WHAT NEEDS TO BE DONE
Determine how many lines contain the string "script". Respond with that number and nothing more.
━━━━━━━━━━━━━━━━━━━━━━━━━━━━━━
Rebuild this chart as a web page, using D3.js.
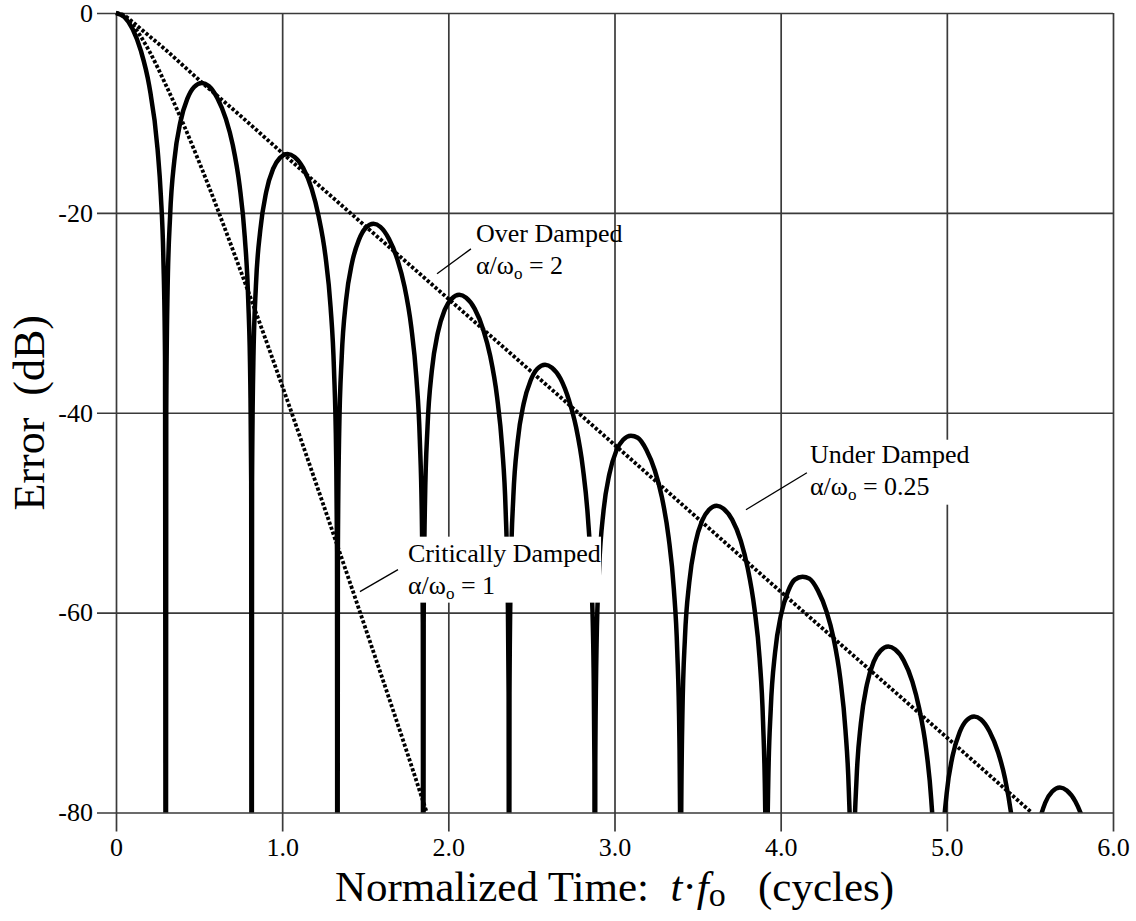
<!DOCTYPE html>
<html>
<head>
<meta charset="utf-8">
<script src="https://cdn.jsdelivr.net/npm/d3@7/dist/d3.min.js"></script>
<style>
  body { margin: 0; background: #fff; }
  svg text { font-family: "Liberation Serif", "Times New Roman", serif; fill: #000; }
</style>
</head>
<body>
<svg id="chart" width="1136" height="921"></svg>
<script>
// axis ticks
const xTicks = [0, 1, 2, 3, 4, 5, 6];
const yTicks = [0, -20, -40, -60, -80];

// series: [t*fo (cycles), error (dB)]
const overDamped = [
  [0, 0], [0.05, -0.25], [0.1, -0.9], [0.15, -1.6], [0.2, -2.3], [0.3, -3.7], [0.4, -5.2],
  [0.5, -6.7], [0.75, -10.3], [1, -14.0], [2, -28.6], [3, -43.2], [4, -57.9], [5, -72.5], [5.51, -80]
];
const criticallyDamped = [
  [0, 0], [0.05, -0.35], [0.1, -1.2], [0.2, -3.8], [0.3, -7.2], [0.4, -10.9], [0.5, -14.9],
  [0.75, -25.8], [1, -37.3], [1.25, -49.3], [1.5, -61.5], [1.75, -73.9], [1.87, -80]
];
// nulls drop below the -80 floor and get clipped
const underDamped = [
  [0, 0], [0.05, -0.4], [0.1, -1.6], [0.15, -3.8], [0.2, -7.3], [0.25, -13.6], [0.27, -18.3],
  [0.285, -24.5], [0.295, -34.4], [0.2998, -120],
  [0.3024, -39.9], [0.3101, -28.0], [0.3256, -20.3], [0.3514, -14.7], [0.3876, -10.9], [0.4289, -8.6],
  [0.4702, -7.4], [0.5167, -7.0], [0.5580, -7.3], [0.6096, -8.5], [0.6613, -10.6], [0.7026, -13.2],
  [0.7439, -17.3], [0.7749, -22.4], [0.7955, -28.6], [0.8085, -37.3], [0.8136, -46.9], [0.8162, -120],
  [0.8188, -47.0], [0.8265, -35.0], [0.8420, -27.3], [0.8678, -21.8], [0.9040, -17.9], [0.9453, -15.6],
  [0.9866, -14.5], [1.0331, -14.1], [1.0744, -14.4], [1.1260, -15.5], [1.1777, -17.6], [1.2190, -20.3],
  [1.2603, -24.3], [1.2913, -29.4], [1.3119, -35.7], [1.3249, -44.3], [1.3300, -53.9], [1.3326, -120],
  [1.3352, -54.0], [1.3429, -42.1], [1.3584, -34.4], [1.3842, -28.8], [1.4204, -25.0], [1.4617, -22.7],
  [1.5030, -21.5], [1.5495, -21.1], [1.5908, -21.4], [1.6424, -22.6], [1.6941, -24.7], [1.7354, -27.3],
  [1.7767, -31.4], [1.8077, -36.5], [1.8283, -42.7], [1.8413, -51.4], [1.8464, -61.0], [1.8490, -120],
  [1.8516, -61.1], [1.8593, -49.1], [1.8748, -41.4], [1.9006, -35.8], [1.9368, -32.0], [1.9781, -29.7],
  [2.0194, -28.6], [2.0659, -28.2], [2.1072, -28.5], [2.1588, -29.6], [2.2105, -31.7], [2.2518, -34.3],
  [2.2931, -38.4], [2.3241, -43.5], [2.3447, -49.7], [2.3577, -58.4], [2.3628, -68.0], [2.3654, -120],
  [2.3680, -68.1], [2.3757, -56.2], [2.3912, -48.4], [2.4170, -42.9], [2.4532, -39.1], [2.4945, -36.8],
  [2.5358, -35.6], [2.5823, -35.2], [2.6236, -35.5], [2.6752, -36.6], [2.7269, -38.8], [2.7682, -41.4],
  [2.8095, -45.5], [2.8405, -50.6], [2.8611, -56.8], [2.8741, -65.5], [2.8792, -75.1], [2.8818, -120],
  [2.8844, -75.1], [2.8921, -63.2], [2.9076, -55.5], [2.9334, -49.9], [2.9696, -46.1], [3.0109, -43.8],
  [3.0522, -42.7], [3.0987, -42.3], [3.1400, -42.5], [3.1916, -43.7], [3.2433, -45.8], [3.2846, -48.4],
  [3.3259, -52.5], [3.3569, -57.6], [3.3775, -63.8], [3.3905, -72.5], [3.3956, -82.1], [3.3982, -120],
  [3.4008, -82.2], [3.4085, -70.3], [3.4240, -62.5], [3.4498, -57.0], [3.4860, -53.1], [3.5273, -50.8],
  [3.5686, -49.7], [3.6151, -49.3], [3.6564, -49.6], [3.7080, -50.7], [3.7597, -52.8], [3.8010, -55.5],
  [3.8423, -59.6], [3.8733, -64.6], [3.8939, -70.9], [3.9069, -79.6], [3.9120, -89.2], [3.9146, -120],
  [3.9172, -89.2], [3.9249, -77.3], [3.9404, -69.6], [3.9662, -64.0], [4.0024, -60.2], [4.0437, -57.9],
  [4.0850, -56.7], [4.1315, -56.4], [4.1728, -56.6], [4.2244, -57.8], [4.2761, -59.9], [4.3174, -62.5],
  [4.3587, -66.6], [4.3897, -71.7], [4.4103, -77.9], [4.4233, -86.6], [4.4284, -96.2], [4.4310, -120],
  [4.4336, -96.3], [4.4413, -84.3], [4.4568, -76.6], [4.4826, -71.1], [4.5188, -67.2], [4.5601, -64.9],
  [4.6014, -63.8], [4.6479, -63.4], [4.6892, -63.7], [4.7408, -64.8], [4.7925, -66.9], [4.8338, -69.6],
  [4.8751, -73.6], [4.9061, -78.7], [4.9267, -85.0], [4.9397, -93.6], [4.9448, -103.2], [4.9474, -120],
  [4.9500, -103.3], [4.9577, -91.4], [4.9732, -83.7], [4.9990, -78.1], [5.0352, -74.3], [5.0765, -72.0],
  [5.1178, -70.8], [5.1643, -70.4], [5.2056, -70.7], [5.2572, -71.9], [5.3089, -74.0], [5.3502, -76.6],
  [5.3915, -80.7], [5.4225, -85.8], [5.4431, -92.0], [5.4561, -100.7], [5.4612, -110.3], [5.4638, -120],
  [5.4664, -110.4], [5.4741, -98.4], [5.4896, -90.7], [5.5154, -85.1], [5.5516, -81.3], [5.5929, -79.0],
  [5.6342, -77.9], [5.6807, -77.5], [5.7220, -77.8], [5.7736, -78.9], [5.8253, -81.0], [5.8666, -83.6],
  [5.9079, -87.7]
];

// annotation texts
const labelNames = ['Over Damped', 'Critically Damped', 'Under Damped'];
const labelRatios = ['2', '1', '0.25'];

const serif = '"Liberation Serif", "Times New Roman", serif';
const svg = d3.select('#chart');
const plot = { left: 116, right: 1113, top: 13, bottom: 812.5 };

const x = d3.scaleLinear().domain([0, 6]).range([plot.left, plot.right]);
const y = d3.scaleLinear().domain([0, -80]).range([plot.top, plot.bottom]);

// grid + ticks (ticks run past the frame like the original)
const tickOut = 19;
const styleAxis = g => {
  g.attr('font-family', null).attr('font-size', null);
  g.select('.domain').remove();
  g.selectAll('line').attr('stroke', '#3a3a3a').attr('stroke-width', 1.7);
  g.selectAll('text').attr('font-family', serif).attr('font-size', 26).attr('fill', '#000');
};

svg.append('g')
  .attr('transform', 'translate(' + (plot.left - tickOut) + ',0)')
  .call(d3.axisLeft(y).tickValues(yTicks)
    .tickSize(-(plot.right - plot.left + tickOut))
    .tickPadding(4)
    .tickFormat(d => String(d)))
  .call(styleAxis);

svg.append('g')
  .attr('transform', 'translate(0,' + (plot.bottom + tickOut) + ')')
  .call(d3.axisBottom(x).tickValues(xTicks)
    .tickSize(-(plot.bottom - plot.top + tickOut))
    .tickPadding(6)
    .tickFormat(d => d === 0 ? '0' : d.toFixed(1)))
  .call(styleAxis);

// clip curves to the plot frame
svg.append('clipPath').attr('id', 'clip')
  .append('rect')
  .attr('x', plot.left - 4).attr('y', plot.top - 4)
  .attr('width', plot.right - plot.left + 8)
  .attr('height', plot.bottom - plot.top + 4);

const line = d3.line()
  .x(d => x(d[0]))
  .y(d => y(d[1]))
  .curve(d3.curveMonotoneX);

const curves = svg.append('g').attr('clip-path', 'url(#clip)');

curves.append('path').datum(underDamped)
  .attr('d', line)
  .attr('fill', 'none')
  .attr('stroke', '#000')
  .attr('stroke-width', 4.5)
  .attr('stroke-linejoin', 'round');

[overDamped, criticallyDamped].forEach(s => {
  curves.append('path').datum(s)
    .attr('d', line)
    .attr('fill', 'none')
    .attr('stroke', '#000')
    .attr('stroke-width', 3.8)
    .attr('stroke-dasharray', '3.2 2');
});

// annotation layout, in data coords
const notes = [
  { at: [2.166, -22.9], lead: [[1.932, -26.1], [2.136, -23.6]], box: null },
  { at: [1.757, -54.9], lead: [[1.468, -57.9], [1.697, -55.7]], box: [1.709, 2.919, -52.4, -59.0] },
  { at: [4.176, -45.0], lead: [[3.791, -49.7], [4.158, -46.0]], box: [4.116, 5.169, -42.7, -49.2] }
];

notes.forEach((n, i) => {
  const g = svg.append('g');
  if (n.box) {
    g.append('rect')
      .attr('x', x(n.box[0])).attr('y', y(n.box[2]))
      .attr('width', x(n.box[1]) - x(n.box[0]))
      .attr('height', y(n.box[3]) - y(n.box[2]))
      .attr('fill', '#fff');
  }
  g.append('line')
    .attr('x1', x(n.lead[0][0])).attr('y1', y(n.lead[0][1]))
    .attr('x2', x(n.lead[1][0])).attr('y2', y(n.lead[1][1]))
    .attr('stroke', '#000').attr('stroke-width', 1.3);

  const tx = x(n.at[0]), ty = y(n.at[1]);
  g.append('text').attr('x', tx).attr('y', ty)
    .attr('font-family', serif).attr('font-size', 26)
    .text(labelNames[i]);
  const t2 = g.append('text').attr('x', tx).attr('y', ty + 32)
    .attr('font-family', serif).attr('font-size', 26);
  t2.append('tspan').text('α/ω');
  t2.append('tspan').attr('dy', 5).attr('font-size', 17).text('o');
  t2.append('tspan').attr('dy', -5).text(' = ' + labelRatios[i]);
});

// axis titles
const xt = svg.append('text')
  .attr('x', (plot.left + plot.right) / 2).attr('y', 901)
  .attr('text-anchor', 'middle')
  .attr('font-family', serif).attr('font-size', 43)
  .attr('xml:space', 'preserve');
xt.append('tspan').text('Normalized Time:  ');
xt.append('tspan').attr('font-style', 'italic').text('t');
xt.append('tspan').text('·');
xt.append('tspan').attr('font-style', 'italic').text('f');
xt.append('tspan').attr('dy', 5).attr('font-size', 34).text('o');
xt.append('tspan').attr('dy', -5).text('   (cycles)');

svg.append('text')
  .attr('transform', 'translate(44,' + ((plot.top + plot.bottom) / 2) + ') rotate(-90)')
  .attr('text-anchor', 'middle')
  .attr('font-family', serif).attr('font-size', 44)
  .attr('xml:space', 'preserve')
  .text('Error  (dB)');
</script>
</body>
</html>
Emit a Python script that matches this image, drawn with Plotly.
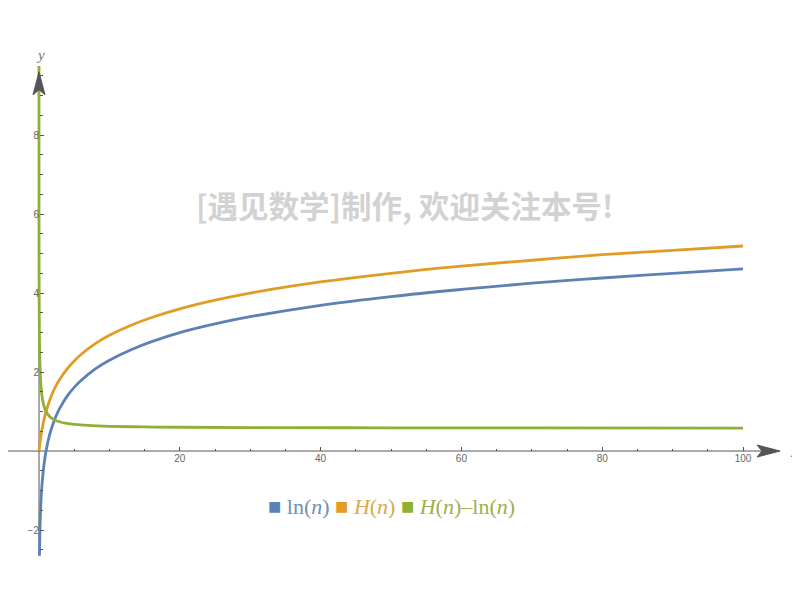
━━━━━━━━━━━━━━━━━━━━━━━━━━━━━━
SOLUTION TO THIS TASK
4